**What the task asks:**
Your task is to return, word for word, only the lines from the line with "Rebuild this diagram" through the close of the data. Exclude all pictures.
════════
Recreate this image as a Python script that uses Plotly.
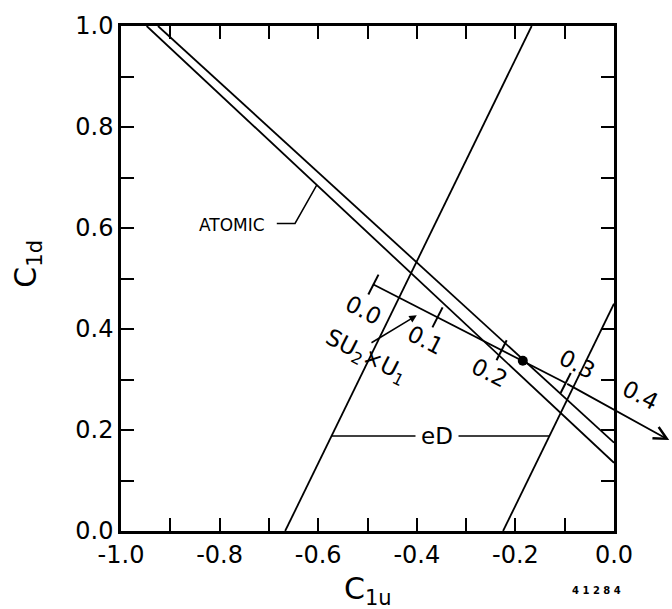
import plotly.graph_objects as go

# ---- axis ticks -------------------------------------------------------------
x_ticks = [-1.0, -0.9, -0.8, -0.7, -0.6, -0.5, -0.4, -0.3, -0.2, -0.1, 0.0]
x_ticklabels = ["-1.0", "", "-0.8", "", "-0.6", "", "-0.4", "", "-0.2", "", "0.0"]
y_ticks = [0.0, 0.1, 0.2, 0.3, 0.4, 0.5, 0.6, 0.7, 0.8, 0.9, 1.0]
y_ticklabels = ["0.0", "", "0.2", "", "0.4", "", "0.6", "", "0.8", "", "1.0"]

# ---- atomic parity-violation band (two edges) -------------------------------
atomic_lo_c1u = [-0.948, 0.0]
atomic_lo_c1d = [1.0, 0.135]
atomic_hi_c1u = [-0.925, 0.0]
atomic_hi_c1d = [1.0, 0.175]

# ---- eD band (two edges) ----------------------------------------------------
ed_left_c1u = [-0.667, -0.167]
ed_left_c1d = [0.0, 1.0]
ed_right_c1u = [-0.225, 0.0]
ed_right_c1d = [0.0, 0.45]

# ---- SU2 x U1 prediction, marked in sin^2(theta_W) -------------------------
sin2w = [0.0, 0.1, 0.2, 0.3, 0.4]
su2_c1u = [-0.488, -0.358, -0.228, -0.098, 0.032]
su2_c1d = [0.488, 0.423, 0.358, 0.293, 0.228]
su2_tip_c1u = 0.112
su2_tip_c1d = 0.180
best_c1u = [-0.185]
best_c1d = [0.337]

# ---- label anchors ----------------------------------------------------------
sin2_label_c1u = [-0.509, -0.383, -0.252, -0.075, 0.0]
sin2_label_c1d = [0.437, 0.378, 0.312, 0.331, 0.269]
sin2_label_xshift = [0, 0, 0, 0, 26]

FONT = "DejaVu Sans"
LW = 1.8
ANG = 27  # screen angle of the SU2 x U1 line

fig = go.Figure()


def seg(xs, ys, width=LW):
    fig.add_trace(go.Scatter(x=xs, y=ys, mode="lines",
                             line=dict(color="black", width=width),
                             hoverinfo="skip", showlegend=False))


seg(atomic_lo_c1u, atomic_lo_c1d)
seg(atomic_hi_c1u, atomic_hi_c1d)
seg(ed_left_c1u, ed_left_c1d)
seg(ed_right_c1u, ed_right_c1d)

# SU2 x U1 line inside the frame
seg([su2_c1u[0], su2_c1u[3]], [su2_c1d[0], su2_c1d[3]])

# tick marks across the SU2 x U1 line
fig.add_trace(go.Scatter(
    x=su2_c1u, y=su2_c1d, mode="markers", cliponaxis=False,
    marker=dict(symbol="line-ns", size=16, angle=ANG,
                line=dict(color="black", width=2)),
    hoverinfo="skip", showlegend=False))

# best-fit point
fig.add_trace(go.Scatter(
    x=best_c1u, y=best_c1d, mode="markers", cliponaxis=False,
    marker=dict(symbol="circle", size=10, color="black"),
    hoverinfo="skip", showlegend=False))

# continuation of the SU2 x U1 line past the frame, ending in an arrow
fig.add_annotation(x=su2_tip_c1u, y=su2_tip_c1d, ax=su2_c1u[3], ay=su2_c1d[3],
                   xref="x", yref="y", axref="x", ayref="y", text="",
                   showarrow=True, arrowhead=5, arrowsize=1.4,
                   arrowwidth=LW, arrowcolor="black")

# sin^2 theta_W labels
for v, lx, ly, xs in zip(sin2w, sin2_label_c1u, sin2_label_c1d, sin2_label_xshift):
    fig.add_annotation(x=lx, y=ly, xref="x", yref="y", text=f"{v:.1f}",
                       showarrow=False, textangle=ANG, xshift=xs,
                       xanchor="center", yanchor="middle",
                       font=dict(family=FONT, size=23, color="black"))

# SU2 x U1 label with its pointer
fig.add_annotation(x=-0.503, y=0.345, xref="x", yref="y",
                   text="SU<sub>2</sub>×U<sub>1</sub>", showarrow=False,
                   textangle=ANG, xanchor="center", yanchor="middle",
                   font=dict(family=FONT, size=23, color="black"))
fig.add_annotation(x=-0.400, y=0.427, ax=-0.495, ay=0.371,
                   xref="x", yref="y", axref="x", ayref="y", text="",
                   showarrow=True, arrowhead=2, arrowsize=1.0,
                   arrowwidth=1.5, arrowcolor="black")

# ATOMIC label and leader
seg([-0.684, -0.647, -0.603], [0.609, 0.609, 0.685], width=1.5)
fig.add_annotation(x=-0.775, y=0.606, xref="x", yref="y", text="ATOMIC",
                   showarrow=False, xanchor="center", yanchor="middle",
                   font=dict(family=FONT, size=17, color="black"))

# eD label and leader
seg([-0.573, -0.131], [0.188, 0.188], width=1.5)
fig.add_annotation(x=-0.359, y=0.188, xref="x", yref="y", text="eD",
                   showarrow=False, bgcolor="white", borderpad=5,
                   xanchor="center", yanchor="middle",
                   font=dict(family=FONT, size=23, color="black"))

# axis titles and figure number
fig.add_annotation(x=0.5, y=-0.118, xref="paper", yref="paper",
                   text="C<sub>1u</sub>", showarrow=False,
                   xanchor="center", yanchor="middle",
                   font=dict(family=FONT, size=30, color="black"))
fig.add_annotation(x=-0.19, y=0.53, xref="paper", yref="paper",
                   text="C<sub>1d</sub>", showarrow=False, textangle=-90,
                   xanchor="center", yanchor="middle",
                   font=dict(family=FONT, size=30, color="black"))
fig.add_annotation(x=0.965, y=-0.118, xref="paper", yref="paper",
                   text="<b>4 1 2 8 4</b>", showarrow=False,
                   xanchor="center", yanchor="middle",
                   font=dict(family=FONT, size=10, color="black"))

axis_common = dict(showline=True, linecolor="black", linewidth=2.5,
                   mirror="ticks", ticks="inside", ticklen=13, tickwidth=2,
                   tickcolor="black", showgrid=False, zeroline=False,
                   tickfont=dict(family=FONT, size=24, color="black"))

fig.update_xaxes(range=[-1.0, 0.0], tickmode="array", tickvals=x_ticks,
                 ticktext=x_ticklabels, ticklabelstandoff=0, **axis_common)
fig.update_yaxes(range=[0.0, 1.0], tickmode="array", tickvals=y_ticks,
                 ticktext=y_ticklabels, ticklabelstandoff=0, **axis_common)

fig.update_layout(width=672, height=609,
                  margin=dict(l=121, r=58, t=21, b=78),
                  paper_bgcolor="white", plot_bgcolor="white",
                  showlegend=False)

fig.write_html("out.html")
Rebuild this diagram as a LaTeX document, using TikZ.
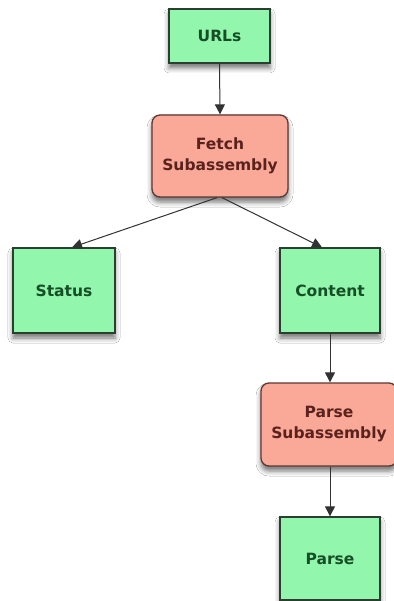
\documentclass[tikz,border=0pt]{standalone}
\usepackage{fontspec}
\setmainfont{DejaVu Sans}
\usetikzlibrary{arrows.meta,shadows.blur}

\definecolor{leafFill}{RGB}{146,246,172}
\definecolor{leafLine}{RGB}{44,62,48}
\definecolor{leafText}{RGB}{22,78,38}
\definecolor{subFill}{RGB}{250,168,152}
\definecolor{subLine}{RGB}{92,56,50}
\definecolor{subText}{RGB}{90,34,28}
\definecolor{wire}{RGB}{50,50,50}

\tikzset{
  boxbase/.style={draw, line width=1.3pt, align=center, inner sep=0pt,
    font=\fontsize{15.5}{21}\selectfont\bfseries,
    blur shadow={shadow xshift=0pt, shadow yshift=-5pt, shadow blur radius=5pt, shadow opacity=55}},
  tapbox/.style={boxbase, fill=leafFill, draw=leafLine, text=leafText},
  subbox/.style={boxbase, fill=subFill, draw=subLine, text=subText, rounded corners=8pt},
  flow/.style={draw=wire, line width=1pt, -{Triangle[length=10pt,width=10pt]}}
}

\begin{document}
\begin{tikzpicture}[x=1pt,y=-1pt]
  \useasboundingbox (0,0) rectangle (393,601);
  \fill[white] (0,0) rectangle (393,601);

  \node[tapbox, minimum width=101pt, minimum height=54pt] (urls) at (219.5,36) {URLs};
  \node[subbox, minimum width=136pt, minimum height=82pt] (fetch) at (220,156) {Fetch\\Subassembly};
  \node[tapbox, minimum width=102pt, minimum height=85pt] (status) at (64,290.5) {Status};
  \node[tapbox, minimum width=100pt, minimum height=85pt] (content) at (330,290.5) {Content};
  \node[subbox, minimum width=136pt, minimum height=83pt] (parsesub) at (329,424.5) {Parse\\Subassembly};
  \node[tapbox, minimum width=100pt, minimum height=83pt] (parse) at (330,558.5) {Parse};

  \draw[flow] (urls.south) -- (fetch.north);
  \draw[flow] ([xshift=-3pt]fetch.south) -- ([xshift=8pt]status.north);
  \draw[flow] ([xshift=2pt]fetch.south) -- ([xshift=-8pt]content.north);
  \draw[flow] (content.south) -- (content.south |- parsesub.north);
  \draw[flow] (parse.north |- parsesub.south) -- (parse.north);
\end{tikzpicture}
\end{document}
════════
**Exercise answer:**
Rebuild this diagram as a LaTeX document, using TikZ.
\documentclass[tikz,border=0pt]{standalone}
\usepackage{fontspec}
\setmainfont{DejaVu Sans}
\usetikzlibrary{arrows.meta,shadows.blur}

\definecolor{leafFill}{RGB}{146,246,172}
\definecolor{leafLine}{RGB}{44,62,48}
\definecolor{leafText}{RGB}{22,78,38}
\definecolor{subFill}{RGB}{250,168,152}
\definecolor{subLine}{RGB}{92,56,50}
\definecolor{subText}{RGB}{90,34,28}
\definecolor{wire}{RGB}{50,50,50}

\tikzset{
  boxbase/.style={draw, line width=1.3pt, align=center, inner sep=0pt,
    font=\fontsize{15.5}{21}\selectfont\bfseries,
    blur shadow={shadow xshift=0pt, shadow yshift=-5pt, shadow blur radius=5pt, shadow opacity=55}},
  tapbox/.style={boxbase, fill=leafFill, draw=leafLine, text=leafText},
  subbox/.style={boxbase, fill=subFill, draw=subLine, text=subText, rounded corners=8pt},
  flow/.style={draw=wire, line width=1pt, -{Triangle[length=10pt,width=10pt]}}
}

\begin{document}
\begin{tikzpicture}[x=1pt,y=-1pt]
  \useasboundingbox (0,0) rectangle (393,601);
  \fill[white] (0,0) rectangle (393,601);

  \node[tapbox, minimum width=101pt, minimum height=54pt] (urls) at (219.5,36) {URLs};
  \node[subbox, minimum width=136pt, minimum height=82pt] (fetch) at (220,156) {Fetch\\Subassembly};
  \node[tapbox, minimum width=102pt, minimum height=85pt] (status) at (64,290.5) {Status};
  \node[tapbox, minimum width=100pt, minimum height=85pt] (content) at (330,290.5) {Content};
  \node[subbox, minimum width=136pt, minimum height=83pt] (parsesub) at (329,424.5) {Parse\\Subassembly};
  \node[tapbox, minimum width=100pt, minimum height=83pt] (parse) at (330,558.5) {Parse};

  \draw[flow] (urls.south) -- (fetch.north);
  \draw[flow] ([xshift=-3pt]fetch.south) -- ([xshift=8pt]status.north);
  \draw[flow] ([xshift=2pt]fetch.south) -- ([xshift=-8pt]content.north);
  \draw[flow] (content.south) -- (content.south |- parsesub.north);
  \draw[flow] (parse.north |- parsesub.south) -- (parse.north);
\end{tikzpicture}
\end{document}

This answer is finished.